CHALLENGE -> Only the lines between the line with "Emit a Python" and the line with "plt.rcParams['font.family'] = ['Liberation", together with those two lines themselves, are to be copied exactly.

ENTRIES PROVIDED ->

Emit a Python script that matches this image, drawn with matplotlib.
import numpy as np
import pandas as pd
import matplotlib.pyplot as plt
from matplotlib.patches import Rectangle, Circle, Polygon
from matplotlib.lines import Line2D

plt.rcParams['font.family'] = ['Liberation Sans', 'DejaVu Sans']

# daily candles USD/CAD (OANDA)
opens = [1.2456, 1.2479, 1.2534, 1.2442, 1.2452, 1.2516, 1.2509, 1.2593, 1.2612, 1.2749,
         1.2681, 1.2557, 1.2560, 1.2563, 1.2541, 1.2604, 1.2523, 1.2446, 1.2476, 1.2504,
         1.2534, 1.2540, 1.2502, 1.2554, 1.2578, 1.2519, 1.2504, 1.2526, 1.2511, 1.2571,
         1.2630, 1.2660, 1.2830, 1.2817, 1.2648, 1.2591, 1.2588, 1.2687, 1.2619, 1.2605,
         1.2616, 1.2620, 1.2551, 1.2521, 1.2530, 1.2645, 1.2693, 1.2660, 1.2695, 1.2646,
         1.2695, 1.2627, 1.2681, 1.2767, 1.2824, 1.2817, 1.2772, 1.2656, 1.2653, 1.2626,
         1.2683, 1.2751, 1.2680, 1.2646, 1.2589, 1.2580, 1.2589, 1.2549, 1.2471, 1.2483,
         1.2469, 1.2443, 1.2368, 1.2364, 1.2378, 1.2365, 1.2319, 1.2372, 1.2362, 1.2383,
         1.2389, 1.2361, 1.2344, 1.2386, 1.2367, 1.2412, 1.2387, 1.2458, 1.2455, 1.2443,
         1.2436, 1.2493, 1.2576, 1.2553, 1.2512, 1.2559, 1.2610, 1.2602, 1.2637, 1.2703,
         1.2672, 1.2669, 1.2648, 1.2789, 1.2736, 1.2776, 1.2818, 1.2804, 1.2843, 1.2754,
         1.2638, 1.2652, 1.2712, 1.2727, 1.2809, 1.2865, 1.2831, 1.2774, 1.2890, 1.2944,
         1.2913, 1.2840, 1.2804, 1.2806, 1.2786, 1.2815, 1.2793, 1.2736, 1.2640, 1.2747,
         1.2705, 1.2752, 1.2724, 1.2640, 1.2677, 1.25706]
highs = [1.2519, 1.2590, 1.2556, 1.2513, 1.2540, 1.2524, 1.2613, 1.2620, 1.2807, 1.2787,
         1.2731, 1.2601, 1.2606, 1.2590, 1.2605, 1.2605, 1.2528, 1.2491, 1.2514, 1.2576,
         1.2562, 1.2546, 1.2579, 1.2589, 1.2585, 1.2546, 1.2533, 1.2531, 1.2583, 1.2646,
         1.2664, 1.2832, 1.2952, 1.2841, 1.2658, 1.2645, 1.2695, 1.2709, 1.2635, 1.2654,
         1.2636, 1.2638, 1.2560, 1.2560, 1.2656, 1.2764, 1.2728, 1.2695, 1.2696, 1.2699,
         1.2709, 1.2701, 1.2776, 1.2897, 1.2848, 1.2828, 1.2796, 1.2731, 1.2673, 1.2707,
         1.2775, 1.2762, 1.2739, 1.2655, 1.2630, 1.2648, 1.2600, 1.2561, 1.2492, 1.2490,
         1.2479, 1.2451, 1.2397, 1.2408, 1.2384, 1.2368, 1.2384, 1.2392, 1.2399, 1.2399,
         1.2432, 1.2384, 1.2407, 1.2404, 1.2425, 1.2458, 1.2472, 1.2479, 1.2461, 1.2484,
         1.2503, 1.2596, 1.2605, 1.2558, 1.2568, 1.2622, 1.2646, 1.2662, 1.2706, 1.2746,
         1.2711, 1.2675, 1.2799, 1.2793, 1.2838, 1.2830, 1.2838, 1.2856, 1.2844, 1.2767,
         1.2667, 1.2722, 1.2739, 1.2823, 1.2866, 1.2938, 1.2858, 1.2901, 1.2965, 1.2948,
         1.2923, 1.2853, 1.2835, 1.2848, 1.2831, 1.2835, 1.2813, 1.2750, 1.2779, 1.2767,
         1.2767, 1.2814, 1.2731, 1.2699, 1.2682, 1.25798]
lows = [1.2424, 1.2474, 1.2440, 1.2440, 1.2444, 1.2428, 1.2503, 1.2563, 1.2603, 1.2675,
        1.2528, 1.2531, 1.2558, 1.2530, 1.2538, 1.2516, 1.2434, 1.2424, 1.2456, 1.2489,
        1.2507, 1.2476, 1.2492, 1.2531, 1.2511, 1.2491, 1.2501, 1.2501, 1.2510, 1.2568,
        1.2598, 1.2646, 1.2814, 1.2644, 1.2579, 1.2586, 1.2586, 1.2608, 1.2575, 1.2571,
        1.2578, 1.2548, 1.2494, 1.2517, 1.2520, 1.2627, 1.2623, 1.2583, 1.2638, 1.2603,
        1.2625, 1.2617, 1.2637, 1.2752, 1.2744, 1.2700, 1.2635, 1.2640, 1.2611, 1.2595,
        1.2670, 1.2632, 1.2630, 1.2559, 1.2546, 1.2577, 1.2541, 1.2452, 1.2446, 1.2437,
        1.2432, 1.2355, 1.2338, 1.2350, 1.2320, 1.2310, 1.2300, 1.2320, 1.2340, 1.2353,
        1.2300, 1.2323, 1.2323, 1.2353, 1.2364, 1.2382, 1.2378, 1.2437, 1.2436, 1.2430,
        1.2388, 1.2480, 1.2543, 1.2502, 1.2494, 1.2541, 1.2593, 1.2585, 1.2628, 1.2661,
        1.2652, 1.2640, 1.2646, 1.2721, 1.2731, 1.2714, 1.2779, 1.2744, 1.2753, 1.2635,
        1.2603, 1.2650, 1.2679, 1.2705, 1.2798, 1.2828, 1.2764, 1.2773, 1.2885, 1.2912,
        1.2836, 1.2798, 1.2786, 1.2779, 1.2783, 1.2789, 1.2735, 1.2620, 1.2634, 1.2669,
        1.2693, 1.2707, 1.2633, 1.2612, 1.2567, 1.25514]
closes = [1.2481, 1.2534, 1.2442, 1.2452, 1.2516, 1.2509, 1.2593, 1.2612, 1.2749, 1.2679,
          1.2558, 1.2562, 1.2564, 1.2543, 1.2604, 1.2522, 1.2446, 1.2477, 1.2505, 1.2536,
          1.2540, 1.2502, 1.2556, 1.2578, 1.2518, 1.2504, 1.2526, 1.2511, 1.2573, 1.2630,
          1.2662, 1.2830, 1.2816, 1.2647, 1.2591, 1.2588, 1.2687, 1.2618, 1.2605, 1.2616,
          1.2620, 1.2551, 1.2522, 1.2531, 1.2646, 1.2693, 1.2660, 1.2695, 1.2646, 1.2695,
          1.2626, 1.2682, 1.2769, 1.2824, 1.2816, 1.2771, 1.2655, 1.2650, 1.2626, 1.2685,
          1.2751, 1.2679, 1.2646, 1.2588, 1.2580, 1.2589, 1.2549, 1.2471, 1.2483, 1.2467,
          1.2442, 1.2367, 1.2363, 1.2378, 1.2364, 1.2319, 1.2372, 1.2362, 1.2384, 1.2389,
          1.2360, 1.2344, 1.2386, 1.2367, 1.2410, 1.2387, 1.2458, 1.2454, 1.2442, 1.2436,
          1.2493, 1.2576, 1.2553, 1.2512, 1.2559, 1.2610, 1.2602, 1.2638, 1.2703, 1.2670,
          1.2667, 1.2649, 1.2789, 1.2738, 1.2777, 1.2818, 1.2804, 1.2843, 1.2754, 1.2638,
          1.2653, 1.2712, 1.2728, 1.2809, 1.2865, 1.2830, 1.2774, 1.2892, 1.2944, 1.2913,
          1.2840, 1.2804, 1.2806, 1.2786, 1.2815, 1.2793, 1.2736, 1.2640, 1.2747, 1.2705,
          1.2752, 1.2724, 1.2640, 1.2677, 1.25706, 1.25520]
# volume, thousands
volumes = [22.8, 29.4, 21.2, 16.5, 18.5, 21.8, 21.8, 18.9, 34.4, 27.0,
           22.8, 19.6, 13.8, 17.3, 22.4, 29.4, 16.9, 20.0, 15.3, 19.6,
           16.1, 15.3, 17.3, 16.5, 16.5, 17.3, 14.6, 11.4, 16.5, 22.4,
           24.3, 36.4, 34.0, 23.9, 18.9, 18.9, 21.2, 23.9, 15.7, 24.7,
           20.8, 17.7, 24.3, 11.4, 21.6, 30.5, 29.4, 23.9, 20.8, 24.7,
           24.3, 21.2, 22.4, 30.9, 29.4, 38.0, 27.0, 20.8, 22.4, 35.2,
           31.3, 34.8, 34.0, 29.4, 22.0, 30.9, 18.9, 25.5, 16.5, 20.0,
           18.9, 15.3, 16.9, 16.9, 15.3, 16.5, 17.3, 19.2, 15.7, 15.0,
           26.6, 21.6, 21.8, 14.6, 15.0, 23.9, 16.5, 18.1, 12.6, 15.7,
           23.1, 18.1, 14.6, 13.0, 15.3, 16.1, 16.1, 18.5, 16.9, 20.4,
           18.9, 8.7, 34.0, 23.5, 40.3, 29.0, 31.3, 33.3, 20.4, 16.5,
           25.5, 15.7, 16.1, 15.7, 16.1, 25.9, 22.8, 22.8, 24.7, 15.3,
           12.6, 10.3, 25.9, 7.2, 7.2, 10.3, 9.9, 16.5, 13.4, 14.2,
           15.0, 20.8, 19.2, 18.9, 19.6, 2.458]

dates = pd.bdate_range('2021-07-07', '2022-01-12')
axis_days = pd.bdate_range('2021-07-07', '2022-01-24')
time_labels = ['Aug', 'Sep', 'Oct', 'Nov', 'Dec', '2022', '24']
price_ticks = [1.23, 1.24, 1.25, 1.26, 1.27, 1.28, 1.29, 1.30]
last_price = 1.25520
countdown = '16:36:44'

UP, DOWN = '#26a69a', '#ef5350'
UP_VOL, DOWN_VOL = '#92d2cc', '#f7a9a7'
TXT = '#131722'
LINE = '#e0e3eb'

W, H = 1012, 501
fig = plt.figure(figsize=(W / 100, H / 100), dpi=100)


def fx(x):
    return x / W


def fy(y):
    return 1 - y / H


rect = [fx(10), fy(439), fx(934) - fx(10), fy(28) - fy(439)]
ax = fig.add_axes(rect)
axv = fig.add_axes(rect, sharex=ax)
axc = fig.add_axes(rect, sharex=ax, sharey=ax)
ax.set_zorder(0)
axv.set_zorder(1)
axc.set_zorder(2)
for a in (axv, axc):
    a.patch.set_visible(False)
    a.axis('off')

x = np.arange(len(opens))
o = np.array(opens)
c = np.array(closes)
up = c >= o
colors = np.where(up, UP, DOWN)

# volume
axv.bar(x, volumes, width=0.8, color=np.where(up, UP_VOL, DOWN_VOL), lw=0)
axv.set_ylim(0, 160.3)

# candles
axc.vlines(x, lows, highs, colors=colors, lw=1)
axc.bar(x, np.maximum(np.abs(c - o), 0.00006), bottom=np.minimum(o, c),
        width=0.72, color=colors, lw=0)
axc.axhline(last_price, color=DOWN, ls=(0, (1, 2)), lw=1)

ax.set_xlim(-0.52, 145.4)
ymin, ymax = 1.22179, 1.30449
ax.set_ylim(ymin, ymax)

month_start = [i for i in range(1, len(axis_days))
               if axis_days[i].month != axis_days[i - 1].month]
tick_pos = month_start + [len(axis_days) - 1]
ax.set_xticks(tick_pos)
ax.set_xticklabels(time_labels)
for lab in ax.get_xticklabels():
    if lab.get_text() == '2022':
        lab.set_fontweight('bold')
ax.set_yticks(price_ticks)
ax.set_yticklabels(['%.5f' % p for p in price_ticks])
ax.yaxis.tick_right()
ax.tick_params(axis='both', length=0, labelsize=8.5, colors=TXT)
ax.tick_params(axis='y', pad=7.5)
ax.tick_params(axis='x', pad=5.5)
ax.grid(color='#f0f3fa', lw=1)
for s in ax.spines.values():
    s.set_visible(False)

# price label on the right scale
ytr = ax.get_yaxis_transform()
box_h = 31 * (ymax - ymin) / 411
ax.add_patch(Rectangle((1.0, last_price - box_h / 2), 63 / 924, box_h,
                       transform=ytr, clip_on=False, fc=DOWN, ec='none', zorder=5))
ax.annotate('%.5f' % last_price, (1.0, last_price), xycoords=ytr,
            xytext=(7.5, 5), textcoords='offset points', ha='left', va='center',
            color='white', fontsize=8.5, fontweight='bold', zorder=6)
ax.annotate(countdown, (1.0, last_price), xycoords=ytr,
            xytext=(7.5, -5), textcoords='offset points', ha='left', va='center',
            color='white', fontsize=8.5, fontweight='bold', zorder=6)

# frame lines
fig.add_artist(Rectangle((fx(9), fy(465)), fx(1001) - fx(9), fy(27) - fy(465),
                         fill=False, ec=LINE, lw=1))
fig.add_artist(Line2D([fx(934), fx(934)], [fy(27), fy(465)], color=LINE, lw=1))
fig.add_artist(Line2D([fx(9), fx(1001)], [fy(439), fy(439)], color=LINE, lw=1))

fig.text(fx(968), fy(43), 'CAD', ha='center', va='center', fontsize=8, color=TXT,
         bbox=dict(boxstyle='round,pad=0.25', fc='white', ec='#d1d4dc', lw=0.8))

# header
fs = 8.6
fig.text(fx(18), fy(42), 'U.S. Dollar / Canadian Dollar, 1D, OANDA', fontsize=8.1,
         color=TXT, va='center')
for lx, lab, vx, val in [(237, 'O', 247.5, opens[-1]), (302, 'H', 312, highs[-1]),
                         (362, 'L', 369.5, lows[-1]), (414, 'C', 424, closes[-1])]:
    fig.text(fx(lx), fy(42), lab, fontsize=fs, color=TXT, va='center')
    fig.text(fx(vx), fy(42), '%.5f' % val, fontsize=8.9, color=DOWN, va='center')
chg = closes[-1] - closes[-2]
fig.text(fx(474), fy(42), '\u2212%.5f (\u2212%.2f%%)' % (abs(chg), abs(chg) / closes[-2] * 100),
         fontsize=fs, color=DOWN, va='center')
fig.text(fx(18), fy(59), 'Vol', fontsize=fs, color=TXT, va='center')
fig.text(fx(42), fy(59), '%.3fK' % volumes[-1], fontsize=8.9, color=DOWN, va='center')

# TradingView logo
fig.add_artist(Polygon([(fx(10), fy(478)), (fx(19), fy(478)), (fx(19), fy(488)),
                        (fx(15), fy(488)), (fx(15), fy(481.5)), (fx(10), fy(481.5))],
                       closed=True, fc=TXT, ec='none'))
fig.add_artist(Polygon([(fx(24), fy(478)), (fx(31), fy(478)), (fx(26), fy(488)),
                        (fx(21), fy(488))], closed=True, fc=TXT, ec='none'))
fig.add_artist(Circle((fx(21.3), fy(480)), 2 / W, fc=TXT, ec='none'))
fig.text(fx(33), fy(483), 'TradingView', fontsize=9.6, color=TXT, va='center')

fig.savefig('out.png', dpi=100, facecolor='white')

--

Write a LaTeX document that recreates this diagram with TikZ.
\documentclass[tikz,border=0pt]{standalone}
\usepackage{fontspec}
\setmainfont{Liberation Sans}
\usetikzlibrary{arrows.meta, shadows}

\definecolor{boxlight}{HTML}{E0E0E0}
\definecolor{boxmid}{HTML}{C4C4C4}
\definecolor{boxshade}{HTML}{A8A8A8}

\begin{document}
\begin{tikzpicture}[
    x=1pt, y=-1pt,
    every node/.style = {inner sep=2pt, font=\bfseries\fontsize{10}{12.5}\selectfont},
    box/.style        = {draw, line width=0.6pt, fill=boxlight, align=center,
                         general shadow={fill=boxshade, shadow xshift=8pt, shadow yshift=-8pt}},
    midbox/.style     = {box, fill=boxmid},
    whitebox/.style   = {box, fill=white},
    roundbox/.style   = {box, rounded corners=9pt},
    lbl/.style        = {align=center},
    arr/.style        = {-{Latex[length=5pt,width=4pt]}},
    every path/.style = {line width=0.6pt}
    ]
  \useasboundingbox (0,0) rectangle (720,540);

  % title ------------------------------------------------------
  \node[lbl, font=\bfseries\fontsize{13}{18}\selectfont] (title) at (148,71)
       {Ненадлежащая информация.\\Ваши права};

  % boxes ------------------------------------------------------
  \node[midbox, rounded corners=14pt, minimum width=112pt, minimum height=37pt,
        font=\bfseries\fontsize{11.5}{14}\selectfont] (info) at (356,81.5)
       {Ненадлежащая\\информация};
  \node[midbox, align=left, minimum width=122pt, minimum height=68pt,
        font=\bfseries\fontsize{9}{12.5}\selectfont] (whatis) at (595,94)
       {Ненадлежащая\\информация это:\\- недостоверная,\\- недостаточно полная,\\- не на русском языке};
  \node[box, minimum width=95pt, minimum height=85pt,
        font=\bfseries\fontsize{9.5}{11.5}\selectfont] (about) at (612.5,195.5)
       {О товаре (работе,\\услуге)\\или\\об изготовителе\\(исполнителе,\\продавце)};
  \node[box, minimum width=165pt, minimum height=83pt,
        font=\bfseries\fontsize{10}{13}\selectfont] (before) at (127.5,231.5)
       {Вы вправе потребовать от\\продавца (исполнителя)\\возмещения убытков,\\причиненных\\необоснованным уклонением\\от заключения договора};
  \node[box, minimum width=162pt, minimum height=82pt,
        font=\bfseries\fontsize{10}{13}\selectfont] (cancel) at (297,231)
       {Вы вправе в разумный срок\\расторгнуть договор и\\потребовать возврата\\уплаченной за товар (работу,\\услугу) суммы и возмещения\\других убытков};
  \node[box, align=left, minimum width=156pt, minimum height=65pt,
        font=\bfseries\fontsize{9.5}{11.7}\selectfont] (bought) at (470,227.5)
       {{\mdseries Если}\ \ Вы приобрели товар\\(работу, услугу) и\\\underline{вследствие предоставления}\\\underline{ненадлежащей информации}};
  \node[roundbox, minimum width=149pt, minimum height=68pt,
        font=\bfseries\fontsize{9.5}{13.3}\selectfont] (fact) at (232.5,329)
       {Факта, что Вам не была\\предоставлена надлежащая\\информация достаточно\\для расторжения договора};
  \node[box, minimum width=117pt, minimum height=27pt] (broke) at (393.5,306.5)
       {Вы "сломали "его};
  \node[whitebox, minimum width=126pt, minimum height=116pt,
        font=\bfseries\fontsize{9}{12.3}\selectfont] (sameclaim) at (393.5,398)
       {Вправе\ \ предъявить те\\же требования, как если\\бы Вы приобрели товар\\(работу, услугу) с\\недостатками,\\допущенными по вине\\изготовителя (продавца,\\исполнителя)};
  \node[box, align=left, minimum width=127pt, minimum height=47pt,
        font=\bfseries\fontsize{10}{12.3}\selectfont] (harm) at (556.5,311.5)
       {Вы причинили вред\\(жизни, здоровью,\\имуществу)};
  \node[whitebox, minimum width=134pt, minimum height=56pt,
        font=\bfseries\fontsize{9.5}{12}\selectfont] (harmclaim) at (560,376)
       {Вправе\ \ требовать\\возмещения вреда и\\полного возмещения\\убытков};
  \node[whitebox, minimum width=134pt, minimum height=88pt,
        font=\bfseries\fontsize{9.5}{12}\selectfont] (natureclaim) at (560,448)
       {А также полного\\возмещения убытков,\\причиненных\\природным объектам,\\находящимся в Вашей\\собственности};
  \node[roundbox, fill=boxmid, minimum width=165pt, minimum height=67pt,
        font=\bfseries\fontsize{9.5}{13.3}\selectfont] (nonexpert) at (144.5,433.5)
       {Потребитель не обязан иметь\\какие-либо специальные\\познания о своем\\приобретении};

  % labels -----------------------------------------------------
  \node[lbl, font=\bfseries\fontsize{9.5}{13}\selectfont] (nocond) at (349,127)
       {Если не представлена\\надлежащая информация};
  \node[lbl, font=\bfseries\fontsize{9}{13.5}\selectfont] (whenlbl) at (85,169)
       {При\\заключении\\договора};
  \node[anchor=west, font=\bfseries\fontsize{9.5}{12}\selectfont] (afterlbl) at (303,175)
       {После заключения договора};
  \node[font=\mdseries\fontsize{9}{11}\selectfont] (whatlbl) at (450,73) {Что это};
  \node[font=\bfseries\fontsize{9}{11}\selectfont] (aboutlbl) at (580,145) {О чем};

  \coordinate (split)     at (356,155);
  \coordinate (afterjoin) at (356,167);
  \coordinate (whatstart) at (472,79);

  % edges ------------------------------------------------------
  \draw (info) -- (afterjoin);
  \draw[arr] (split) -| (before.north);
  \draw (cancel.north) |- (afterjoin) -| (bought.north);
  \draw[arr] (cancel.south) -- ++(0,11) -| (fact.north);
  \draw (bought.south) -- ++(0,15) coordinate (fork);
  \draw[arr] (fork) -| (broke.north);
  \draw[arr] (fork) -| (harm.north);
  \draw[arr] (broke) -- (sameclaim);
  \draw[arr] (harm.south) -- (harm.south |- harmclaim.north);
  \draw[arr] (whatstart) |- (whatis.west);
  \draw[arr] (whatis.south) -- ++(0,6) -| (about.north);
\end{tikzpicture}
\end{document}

OUTPUT OF THE TASK ->
Emit a Python script that matches this image, drawn with matplotlib.
import numpy as np
import pandas as pd
import matplotlib.pyplot as plt
from matplotlib.patches import Rectangle, Circle, Polygon
from matplotlib.lines import Line2D

plt.rcParams['font.family'] = ['Liberation Sans', 'DejaVu Sans']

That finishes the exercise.